The study, undertaken by the Quality of Life Association (QOLA), surveyed inhabitants of four cities in Quintana Roo – Cancun, Chetumal, Playa del Carmen, and Cozumel. Designed to understand the biggest concerns of those living in the area, it offered citizens the opportunity to rank their concerns from highest to lowest and also offer some of their own.
Interestingly, the rising homicide rate did not factor highly in the concerns of Quintana Roo’s residents. In fact, the topic didn’t break into the top ten concerns despite almost 150 murders taking place in the state since the beginning of the year.
It appears that the local residents are grounded in the understanding that the major violence rarely touches the average person, and despite news of death almost every morning, the vast majority are directly involved with organized crime.
One member of the QOLA stated:
“They are not so concerned about the executions, as they consider that it is a problem that concerns only criminal organizations. However, 84% of those surveyed who have a business did point out that their greatest concern is paying the flat fee, or being robbed by common criminals.”
For the average tourist, this should bring an interesting perspective. The region has been covered extensively over the past few months for its growing violence. Cancun was even included on a list of the world’s most dangerous cities. Out of context, the stats make for worrying reading, and there is no doubt that some (although nowhere near as many as anticipated) have been put off by the potential danger. But the fact does remain that tourists do rarely find themselves in the firing line.

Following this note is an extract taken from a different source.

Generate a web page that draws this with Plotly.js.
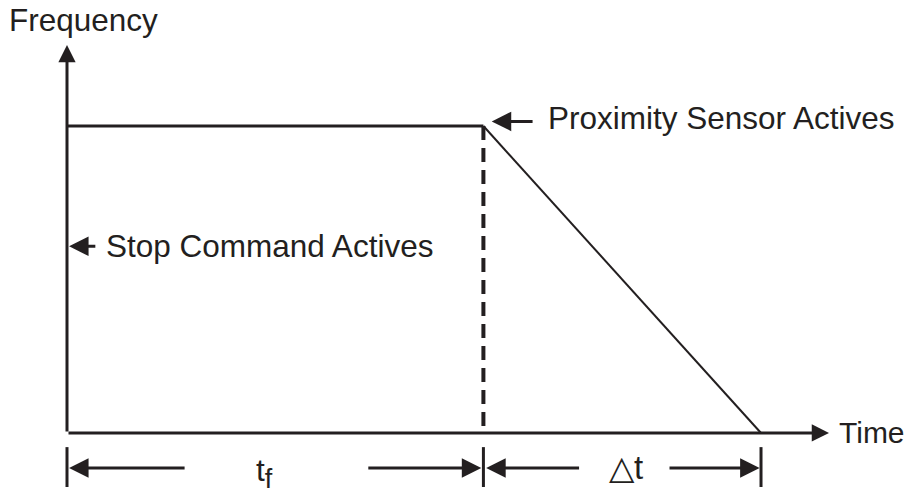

Although tourists should display a higher sense of awareness in the area, the likelihood of falling victim to gang violence will remain very low. Recent headlines could easily draw concern, such as the murders of two sets of Canadians in the past few months. If glancing through the stories, it may appear that tourists are being murdered, but further investigation shows both instances involved long-term criminals who were involved with high-level organized crime.

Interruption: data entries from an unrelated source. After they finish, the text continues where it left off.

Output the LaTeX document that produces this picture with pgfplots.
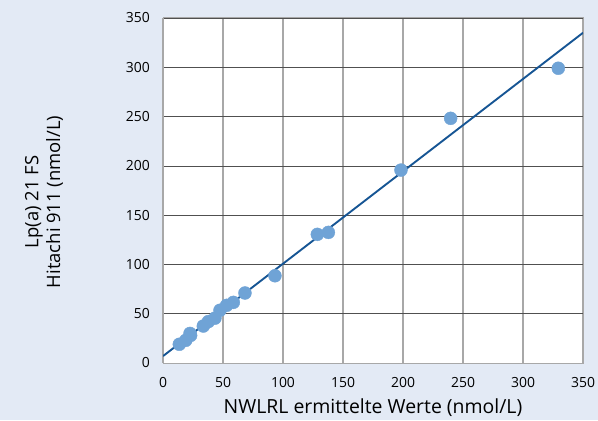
\documentclass[border=0pt]{standalone}
\usepackage{fontspec}
\setmainfont{Open Sans}
\usepackage{pgfplots}
\pgfplotsset{compat=1.18}
\definecolor{bg}{HTML}{E3EAF5}
\definecolor{dots}{HTML}{6FA3D6}
\definecolor{fitc}{HTML}{165594}
\definecolor{hgrid}{HTML}{505050}
\definecolor{vgrid}{HTML}{A8A8A8}
\begin{document}
\begin{tikzpicture}[x=1bp,y=1bp]
\fill[bg] (0,0) rectangle (598,420);
\begin{axis}[at={(163bp,57bp)}, anchor=south west, scale only axis,
  width=420bp, height=345bp,
  xmin=0,xmax=350,ymin=0,ymax=350,
  xtick={0,50,...,350}, ytick={0,50,...,350},
  axis background/.style={fill=white},
  axis line style={draw=vgrid, line width=1pt},
  major tick length=0pt,
  grid=major,
  x grid style={vgrid, line width=1.3pt},
  y grid style={hgrid, line width=0.7pt},
  tick label style={font=\fontsize{14}{16}\selectfont, inner sep=0pt},
  /pgf/number format/assume math mode=true,
  xticklabel style={anchor=center, yshift=-20bp},
  yticklabel style={anchor=east, xshift=-13bp},
  xlabel={NWLRL ermittelte Werte (nmol/L)},
  xlabel style={at={(axis description cs:0.5,0)}, anchor=center, yshift=-45bp, font=\fontsize{19.5}{22}\selectfont},
  ylabel={Lp(a) 21 FS\\Hitachi 911 (nmol/L)},
  ylabel style={at={(axis description cs:0,0.467)}, anchor=center, yshift=119bp, align=center, font=\fontsize{18.5}{22}\selectfont},
]
\addplot[fitc, line width=1.9pt] coordinates {(0,7) (350,335)};
\addplot[only marks, color=dots, mark=*, mark size=6.5pt, mark options={fill=dots, draw=none}] coordinates {
(13.6,19) (19,23) (22.5,30) (23,28)
(33.6,37.5) (37.8,42) (43.3,45.5) (47.5,53.5) (53,58.5) (58.6,61.5) (68.3,71)
(93.3,88.5) (128.6,130.5) (137.8,132.5) (198.3,195.7) (239.7,248.2) (329.4,299)
};
\end{axis}
\end{tikzpicture}
\end{document}
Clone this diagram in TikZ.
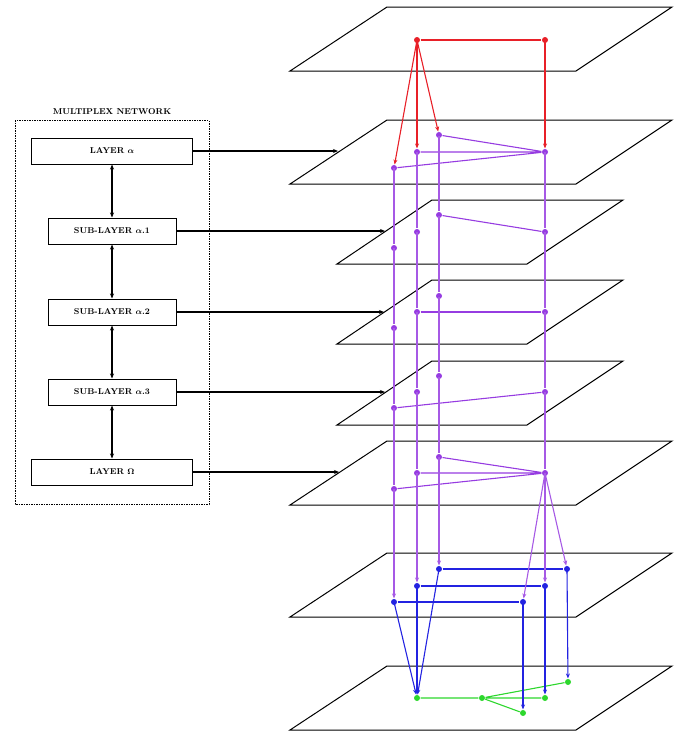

Knowing that robberies and street assaults are a worry for the locals, however, is definitely something tourists should make themselves aware of. As the income disparity in the region grows, as seen in Tulum, petty theft I likely to follow. The presence of tourists, with money, phones, cameras, and other valuables, is a highly valuable thing for desperate people. The US government has already advised tourists to avoid being out at night in the region and staying in the popular spots where many people are around. Basic safety can go a long way in preventing a situation from arising.
The rest of the list reads much like any other city’s main problems. Potholes, garbage disposal, sidewalks, and public transport remain high on the local’s lists. Most of these things will have virtually no impact on the tourist experience.
Another interesting omission was corruption. There appears to be a general acceptance that corruption will persist, regardless of what happens and so it has stopped being a concern for people.
Where corruption could impact tourists is not in the high-level echelons of politics but in the police force. Work is being done to counter the issue of police corruption, but stories continue to emerge of officers extorting tourists for money. Often they will suggest an immediate fine in cash, hoping to capitalize on the fear of arrest. If completely in the right, simply asking to go to the police station can end the interaction.
Tourists visiting the region should make themselves aware of the risks. Staying in the hotel zone is a good way to help guarantee safety, but even if heading outside, remaining vigilant at night will help. Always let someone know where you are when on day trips or nights out, and ensure you know the numbers to call in an emergency.